Aim >>
In the data that follows, count each line holding the string "this"; answer with the number only.

Record set >>

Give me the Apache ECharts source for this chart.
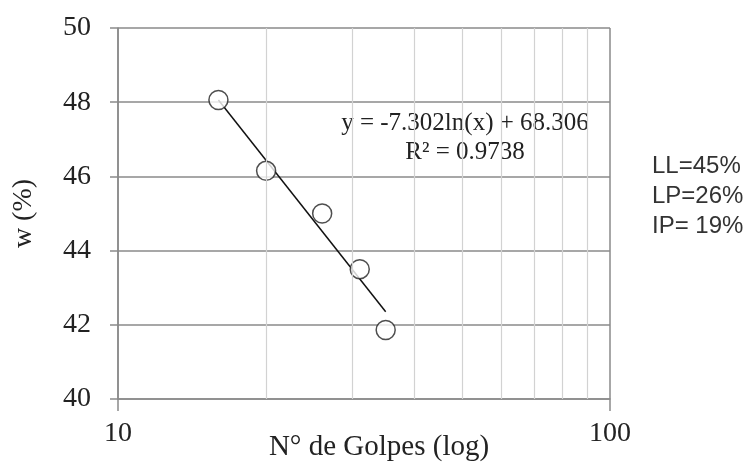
<!DOCTYPE html>
<html>
<head>
<meta charset="utf-8">
<script src="https://cdn.jsdelivr.net/npm/echarts@6/dist/echarts.min.js"></script>
<style>html,body{margin:0;padding:0;background:#fff;}#c{width:752px;height:467px;}</style>
</head>
<body>
<div id="c"></div>
<script>
// Data
const golpes = [16, 20, 26, 31, 35];
const humedad = [48.06, 46.15, 45.0, 43.5, 41.86];
const trendX = [16, 35];
const trendY = [48.06, 42.35];
const minorGridX = [20, 30, 40, 50, 60, 70, 80, 90];
const equationText = 'y = -7.302ln(x) + 68.306';
const r2Text = 'R² = 0.9738';
const limitsText = ['LL=45%', 'LP=26%', 'IP= 19%'];
const xTitle = 'N° de Golpes (log)';
const yTitle = 'w (%)';

const chart = echarts.init(document.getElementById('c'), null, {renderer: 'canvas'});
const serif = '"Liberation Serif", "Times New Roman", serif';
const sans = '"Liberation Sans", Arial, sans-serif';
const option = {
  animation: false,
  backgroundColor: '#fff',
  grid: {left: 118, right: 142, top: 28, bottom: 68, containLabel: false, outerBoundsMode: 'none'},
  xAxis: {
    type: 'log', logBase: 10, min: 10, max: 100,
    axisLine: {show: true, lineStyle: {color: '#8a8a8a', width: 1.5}},
    axisTick: {show: true, inside: false, length: 12, lineStyle: {color: '#8a8a8a', width: 1.5}},
    axisLabel: {fontFamily: serif, fontSize: 28, color: '#222', margin: 21},
    splitLine: {show: true, lineStyle: {color: '#8a8a8a', width: 1.5}}
  },
  yAxis: {
    type: 'value', min: 40, max: 50, interval: 2,
    name: yTitle, nameLocation: 'middle', nameGap: 80, nameRotate: 90,
    nameTextStyle: {fontFamily: serif, fontSize: 28, color: '#222'},
    axisLine: {show: true, lineStyle: {color: '#8a8a8a', width: 1.5}},
    axisTick: {show: true, inside: false, length: 8, lineStyle: {color: '#8a8a8a', width: 1.5}},
    axisLabel: {fontFamily: serif, fontSize: 28, color: '#222', margin: 27},
    splitLine: {show: true, lineStyle: {color: '#8a8a8a', width: 1.5}}
  },
  series: [
    {
      type: 'line', data: trendX.map((x, i) => [x, trendY[i]]),
      symbol: 'none', lineStyle: {color: '#111', width: 1.5}, z: 3,
      markLine: {
        silent: true, symbol: ['none', 'none'], label: {show: false},
        lineStyle: {color: '#d2d2d2', width: 1.2, type: 'solid'},
        data: minorGridX.map(v => ({xAxis: v}))
      }
    },
    {
      type: 'scatter', data: golpes.map((x, i) => [x, humedad[i]]),
      symbol: 'circle', symbolSize: 19,
      itemStyle: {color: '#fff', borderColor: '#222', borderWidth: 1.5}, z: 4
    }
  ],
  graphic: [
    {type: 'text', x: 465, y: 123, style: {text: equationText, font: '25px ' + serif, fill: '#222', textAlign: 'center', textVerticalAlign: 'middle'}},
    {type: 'text', x: 465, y: 152, style: {text: r2Text, font: '25px ' + serif, fill: '#222', textAlign: 'center', textVerticalAlign: 'middle'}},
    {type: 'text', x: 379, y: 447, style: {text: xTitle, font: '29px ' + serif, fill: '#222', textAlign: 'center', textVerticalAlign: 'middle'}},
    {type: 'text', x: 652, y: 166, style: {text: limitsText[0], font: '24px ' + sans, fill: '#333', textAlign: 'left', textVerticalAlign: 'middle'}},
    {type: 'text', x: 652, y: 196, style: {text: limitsText[1], font: '24px ' + sans, fill: '#333', textAlign: 'left', textVerticalAlign: 'middle'}},
    {type: 'text', x: 652, y: 226, style: {text: limitsText[2], font: '24px ' + sans, fill: '#333', textAlign: 'left', textVerticalAlign: 'middle'}}
  ]
};
chart.setOption(option);
</script>
</body>
</html>
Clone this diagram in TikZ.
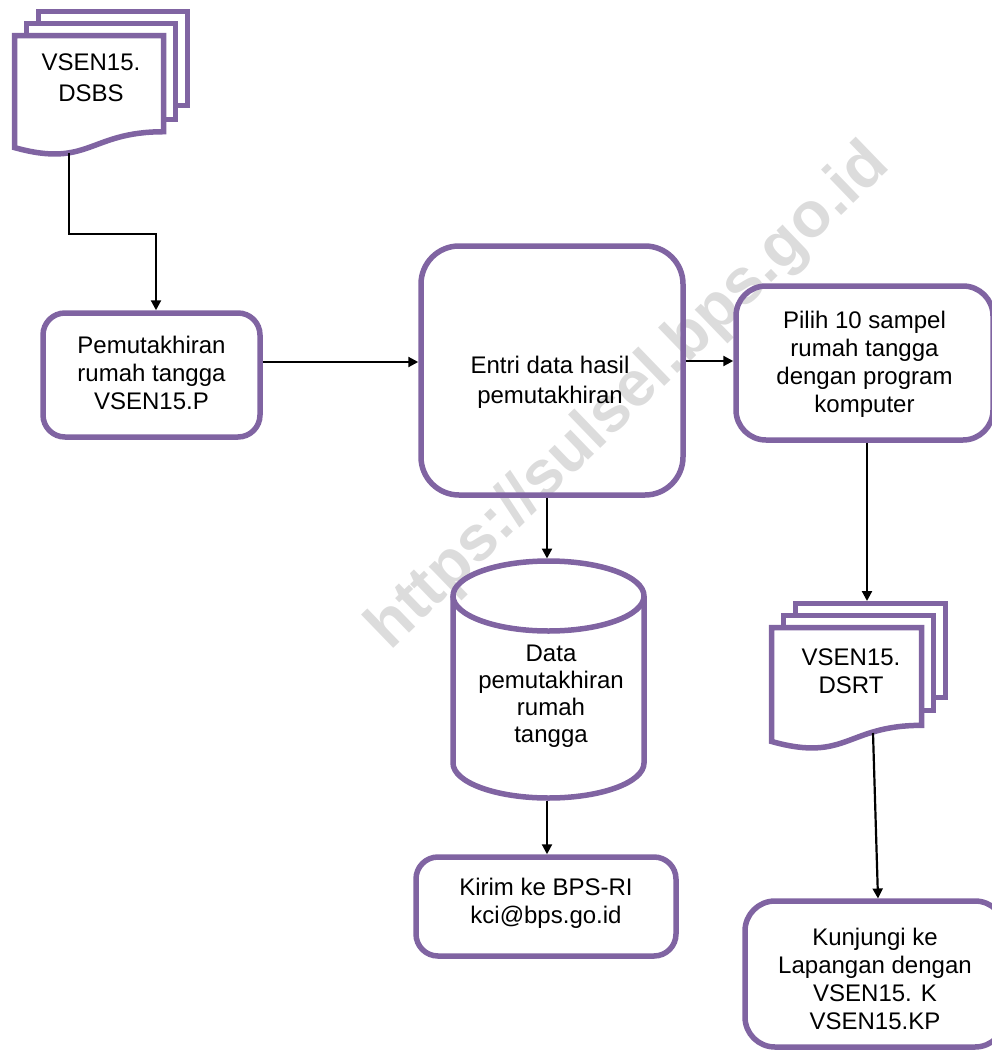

Output >>
2